I was recently doing a problem on LeetCode that involved counting the number of pairs of dominoes that could be formed from a set. And I have a question about the math behind a certain section of it. So essentially if you have $N$ number of elements and need to calculate how many pairs you can form from that $N$ number of elements it seems to be the right answer to use:
$$
\frac{n(n-1)}{2}
$$
Rather than using the combination formula:
$$
\frac{n!}{r!(n-r)!}
$$
Where $r$ would equal $2$. They seemed to have different outputs, although it seemed to be correct at lower input sizes. However, once it got larger, they seemed to have different answers. Would anyone care to explain when and why to use these in certain scenarios? It seems to me they should be equivalent when setting $r = 2$, but apparently not.
- Edit:
Thanks for the help everybody! It turned out to be an integer overflow problem from the factorial elements of the calculation. I'm a bit rusty on my proofs, and I appreciate the everybody's explanations for how the two were equivalent as that totally makes sense!

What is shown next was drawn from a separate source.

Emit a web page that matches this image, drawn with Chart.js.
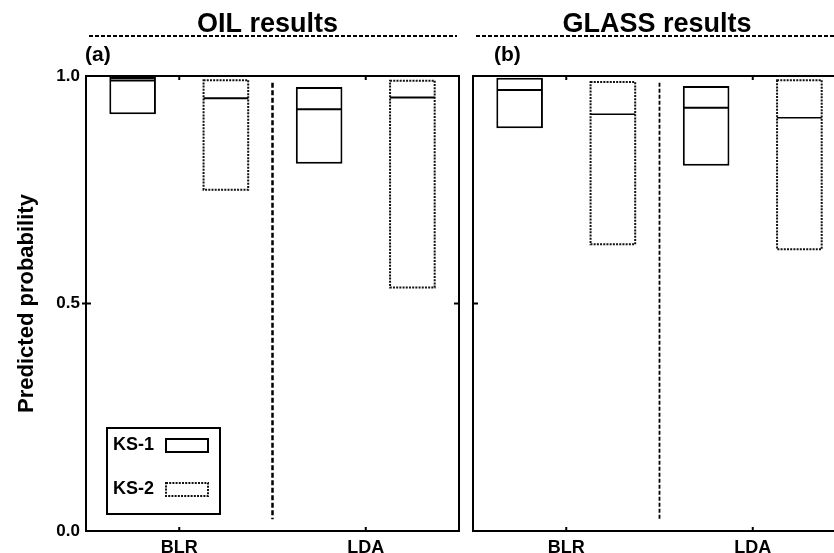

My original function did this:
private static int NumOfCombinations(int n, int r)
{
int nFac = Factorial(n);
int rFac = Factorial(r);
int diffFac = Factorial(n-r);
return nFac / (diffFac * rFac);
}
While my new function does this (much more efficient too):
private static int Combination(int n, int r)
{
int rFac = Factorial(r);
int numerator = 1;
int nFacs = n;
while (nFacs > n - r)
{
numerator *= nFacs;
nFacs -= 1;
}
return numerator / rFac;
}
Best Answer
Both of these are actually equivalent. One definition often given in earlier classes is that
$$\binom n r = \frac{n!}{r!(n-r)!}$$
However, an alternative definition also arises that is at least easier to grasp for mental arithmetic: on the top, you calculate the factorial as normal ($n! = n(n-1)(n-2)\cdots$ and so on) until you have $r$ factors up there. And then you just divide that by $r!$. That is,
$$\binom n r = \frac{n(n-1)(n-2)\cdots(n-r+1)}{r!}$$
These are clearly equivalent computations: expand both $n!$ and $(n-r)!$ as products in the original definition to see the cancellations. Of course, this also means that
$$\binom n 2 = \frac{n!}{2!(n-2)!} = \frac{n(n-1)}{2!}$$
(Note that $2!=2$.)
Whatever difference between these two formulas you've been noticing has been a calculation error. Sorry to inform you.